Bhavana Kaki of Navarasa kindly answered a few questions about the competitions.

Besides Navarasa at North Carolina State University, are there other national or regional team competitions for classical dancers, and where are they held?
There are a few other national classical competitions, but the total number is under 10:
Laasya which travels based on the winning team,
Dhirana at the University of Pittsburgh,
Mayuri at the University of Maryland,
Dheem Tana at UC Davis,
Hansini at UT Dallas, and
Tu Bi Nachle at George Mason University.

What are the differences in the competitions?
One difference can be in the competition format: all but Tu Bi Nachle (TBN) and Navarasa are strictly classical competitions, whereas TBN and Navarasa include other dance forms as well, such as fusion, bhangra, and raas.

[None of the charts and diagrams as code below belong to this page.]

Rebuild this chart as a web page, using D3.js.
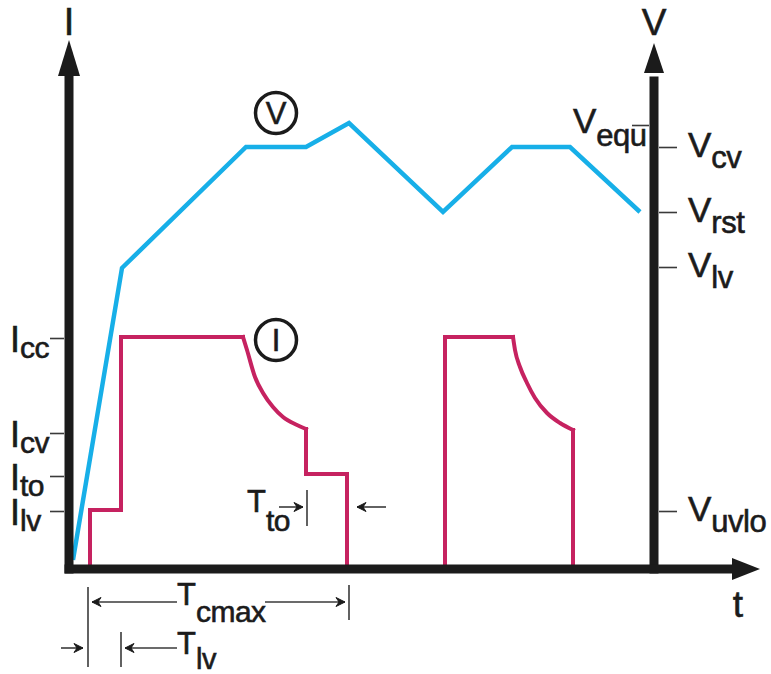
<!DOCTYPE html>
<html><head><meta charset="utf-8">
<script src="https://cdn.jsdelivr.net/npm/d3@7/dist/d3.min.js"></script>
<style>
html,body{margin:0;padding:0;background:#fff;}
svg{display:block;font-family:"Liberation Sans",Arial,sans-serif;}
</style></head>
<body>
<svg id="c" width="771" height="674"></svg>
<script>
// ---- data ----
const currentTickNames  = ["cc", "cv", "to", "lv"];
const currentTickValues = [46.2, 27.2, 18.6, 11.6];
const voltageTickNames  = ["cv", "rst", "lv", "uvlo"];
const voltageTickValues = [84.4, 71.4, 60.4, 11.6];
const equTickName  = "equ";
const equTickValue = 88.8;

const voltageT = [0.8, 10.6, 35.4, 47.4, 56.0, 74.8, 88.6, 100.2, 114.2];
const voltageV = [1.8, 60.2, 84.4, 84.4, 89.2, 71.4, 84.4, 84.4, 71.4];

const pulse1StepT  = [4.2, 4.2, 10.4, 10.4, 34.8];
const pulse1StepI  = [0, 11.8, 11.8, 46.4, 46.4];
const pulse1CurveT = [34.8, 35.6, 37.2, 38.8, 40.8, 42.8, 45.6, 47.4];
const pulse1CurveI = [46.4, 43.8, 38.4, 35.2, 32.4, 30.4, 28.8, 28.0];
const pulse1TailT  = [47.4, 47.4, 55.6, 55.6];
const pulse1TailI  = [28.0, 19.0, 19.0, 0];

const pulse2StepT  = [75.2, 75.2, 88.8];
const pulse2StepI  = [0, 46.4, 46.4];
const pulse2CurveT = [88.8, 89.2, 90.2, 91.6, 93.2, 95.6, 98.2, 100.8];
const pulse2CurveI = [46.4, 43.8, 40.4, 37.2, 34.2, 31.2, 29.2, 27.8];
const pulse2TailT  = [100.8, 100.8];
const pulse2TailI  = [27.8, 0];

const markTcmax = [3.8, 56.0];
const markTlv   = [3.8, 10.4];
const markTto   = [47.6, 55.6];

// ---- scales ----
const svg = d3.select("#c");
const xT = d3.scaleLinear().domain([0, 117]).range([69, 654]);
const yI = d3.scaleLinear().domain([0, 105.8]).range([569, 40]);
const yV = d3.scaleLinear().domain([0, 105.8]).range([569, 40]);

const BLUE = "#17afe8", MAG = "#c62260", BLK = "#1b1b1b", TICK = "#3a3a3a";

const zip = (a, b) => a.map((v, i) => [v, b[i]]);
const lineI = d3.line().x(d => xT(d[0])).y(d => yI(d[1]));
const curveI = d3.line().x(d => xT(d[0])).y(d => yI(d[1])).curve(d3.curveMonotoneX);
const lineV = d3.line().x(d => xT(d[0])).y(d => yV(d[1]));

// ---- series ----
const gS = svg.append("g");
gS.append("path").attr("d", lineV(zip(voltageT, voltageV)))
  .attr("fill", "none").attr("stroke", BLUE).attr("stroke-width", 4.5)
  .attr("stroke-linejoin", "miter");

[[pulse1StepT, pulse1StepI, lineI], [pulse1CurveT, pulse1CurveI, curveI], [pulse1TailT, pulse1TailI, lineI],
 [pulse2StepT, pulse2StepI, lineI], [pulse2CurveT, pulse2CurveI, curveI], [pulse2TailT, pulse2TailI, lineI]]
 .forEach(([t, i, gen]) => {
   gS.append("path").attr("d", gen(zip(t, i)))
     .attr("fill", "none").attr("stroke", MAG).attr("stroke-width", 4)
     .attr("stroke-linejoin", "miter").attr("stroke-linecap", "square");
 });

// ---- axes ticks ----
const gL = svg.append("g").attr("transform", "translate(64,0)")
  .call(d3.axisLeft(yI).tickValues(currentTickValues).tickSize(14).tickSizeOuter(0).tickFormat(""));
const gR = svg.append("g").attr("transform", "translate(659,0)")
  .call(d3.axisRight(yV).tickValues(voltageTickValues).tickSize(18).tickSizeOuter(0).tickFormat(""));
const gE = svg.append("g").attr("transform", "translate(649,0)")
  .call(d3.axisLeft(yV).tickValues([equTickValue]).tickSize(17).tickSizeOuter(0).tickFormat(""));
[gL, gR, gE].forEach(g => {
  g.select(".domain").remove();
  g.selectAll(".tick line").attr("stroke", TICK).attr("stroke-width", 1.6);
});

// ---- thick axis lines + arrows ----
const gA = svg.append("g");
const x0 = xT(0), xR = xT(117), yB = yI(0);
gA.append("line").attr("x1", x0).attr("x2", x0).attr("y1", yB + 4.5).attr("y2", yI(99)).attr("stroke", BLK).attr("stroke-width", 9);
gA.append("path").attr("d", `M${x0},${yI(105.8)} L${x0 + 11},${yI(98.6)} L${x0 - 11},${yI(98.6)} Z`).attr("fill", BLK);
gA.append("line").attr("x1", xR).attr("x2", xR).attr("y1", yB + 4.5).attr("y2", yV(98.5)).attr("stroke", BLK).attr("stroke-width", 9);
gA.append("path").attr("d", `M${xR},${yV(105.2)} L${xR + 10},${yV(99.2)} L${xR - 10},${yV(99.2)} Z`).attr("fill", BLK);
gA.append("line").attr("x1", x0 - 4.5).attr("x2", xT(134)).attr("y1", yB).attr("y2", yB).attr("stroke", BLK).attr("stroke-width", 9);
gA.append("path").attr("d", `M${xT(138.2)},${yB} L${xT(132.6)},${yB - 11} L${xT(132.6)},${yB + 11} Z`).attr("fill", BLK);

// ---- text helper ----
function lab(x, y, main, sub, opts = {}) {
  const ms = opts.ms || 36, ss = opts.ss || 30, dy = opts.dy || 7;
  const t = svg.append("text").attr("x", x).attr("y", y).attr("fill", BLK)
    .attr("stroke", BLK).attr("stroke-width", 0.6)
    .attr("text-anchor", opts.anchor || "start");
  t.append("tspan").attr("font-size", ms).text(main);
  if (sub) t.append("tspan").attr("font-size", ss).attr("dy", dy).attr("letter-spacing", -0.5).text(sub);
  return t;
}

// axis titles
lab(x0, 35, "I", null, {ms: 38, anchor: "middle"});
lab(xR, 35, "V", null, {ms: 37, anchor: "middle"});
lab(738, 617, "t", null, {ms: 37, anchor: "middle"});

// current tick labels
currentTickNames.forEach((n, i) => lab(10, yI(currentTickValues[i]) + 14, "I", n, {ms: 36, ss: 30, dy: 6}));
// voltage tick labels
voltageTickNames.forEach((n, i) => lab(688, yV(voltageTickValues[i]) + 10, "V", n, {ms: 35, ss: 31, dy: 11}));
lab(573, yV(equTickValue) + 8, "V", equTickName, {ms: 35, ss: 31, dy: 13});

// circled series labels
function circ(cx, cy, ch) {
  svg.append("circle").attr("cx", cx).attr("cy", cy).attr("r", 20.5)
    .attr("fill", "#fff").attr("stroke", BLK).attr("stroke-width", 3.5);
  svg.append("text").attr("x", cx).attr("y", cy + 11).attr("text-anchor", "middle")
    .attr("font-size", 31).attr("fill", BLK).attr("stroke", BLK).attr("stroke-width", 0.6).text(ch);
}
circ(xT(41.4), yV(91.2), "V");
circ(xT(41.4), yI(45.8), "I");

// ---- interval markers ----
const gM = svg.append("g").attr("stroke", TICK).attr("stroke-width", 1.6).attr("fill", "none");
function vbar(x, y1, y2) { gM.append("line").attr("x1", x).attr("x2", x).attr("y1", y1).attr("y2", y2); }
function arrow(xFrom, xTo, y) {
  gM.append("line").attr("x1", xFrom).attr("x2", xTo).attr("y1", y).attr("y2", y);
  const d = xTo > xFrom ? 1 : -1;
  svg.append("path").attr("d", `M${xTo},${y} L${xTo - d * 9},${y - 4.5} L${xTo - d * 6},${y} L${xTo - d * 9},${y + 4.5} Z`)
    .attr("fill", BLK).attr("stroke", BLK).attr("stroke-width", 1).attr("stroke-linejoin", "round");
}
// T cmax
vbar(xT(markTcmax[0]), 587, 667);
vbar(xT(markTcmax[1]), 585, 620);
arrow(177, xT(markTcmax[0]) + 4, 602);
arrow(265, xT(markTcmax[1]) - 4, 602);
lab(177, 605, "T", "cmax", {ms: 31, ss: 30, dy: 17});
// T lv
vbar(xT(markTlv[1]), 632, 667);
arrow(61, xT(markTlv[0]) - 5, 648);
arrow(177, xT(markTlv[1]) + 4, 648);
lab(177, 654, "T", "lv", {ms: 31, ss: 29, dy: 15});
// T to
vbar(xT(markTto[0]), 490, 526);
arrow(279, xT(markTto[0]) - 4, 507);
arrow(386, xT(markTto[1]) + 10, 507);
lab(247, 512, "T", "to", {ms: 31, ss: 30, dy: 19});
</script>
</body></html>
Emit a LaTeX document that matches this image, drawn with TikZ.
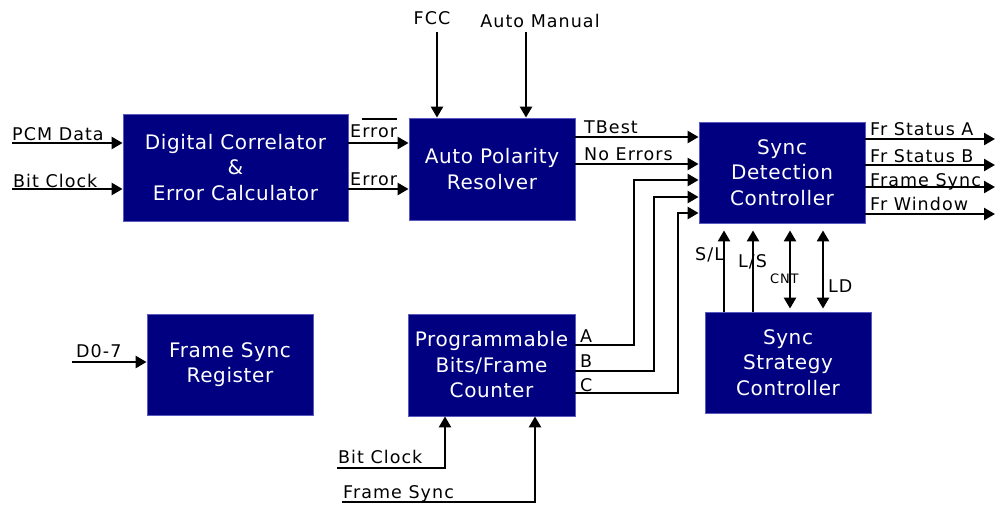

Another major difference is that each competition has its own judging rubric that varies; thus oftentimes rankings between similar teams are different at different competitions since each competition might focus more on a particular aspect of the dance. Some competitions are more traditional than others and some are much more established since they have been around longer.

What is special about your competition?
Navarasa is the first classically emphasized competition with a bhangra and raas showcase. We really wanted to provide another platform, especially in this area, in order to allow the classical circuit to continue to grow while also raising awareness about bhangra and raas. Plus, Navarasa combines trained judging of the classical teams with a viewers’ voting for a bhangra/raas winner. Oftentimes the more established competitions are dominated by the same eight teams, so by bringing another platform to the circuit we wanted to give lesser known teams a chance to compete and gain experience.

Navarasa is also proud to partner with Child Rights and You (CRY), a nonprofit that works closely with local charities to empower them in the most efficient way to help at-risk children. As a first year competition with planning only beginning 3 months prior, we are really happy to say we have raised over $7k for CRY.

How many colleges/universities have Indian dance teams?
Most universities that have a large presence of South Asian Indian students tend to have Indian dance teams. There are so many different dance styles in India and so many established competition circuits! There are competitions for Bollywood fusion, bhangra, raas, and classical dance. At NC State we have all 4 teams. Art is a huge part of Indian culture and most Indian children growing up are exposed to singing and dancing, whether it be taking lessons or performing on stage.

Do the teams belong to an organization?
They don't belong to one collective organization, but there is a network called DDN (Desi Dance Network) that is trying to establish organization across all circuits and teams.

What thought would you like to leave with our readers?
Dance is something that can unify people across any differences, and so we hope to see these competitions continue to grow so that more awareness can be raised about the importance of understanding and appreciating art!

[The article above contains additional material not in the print and digital issues.]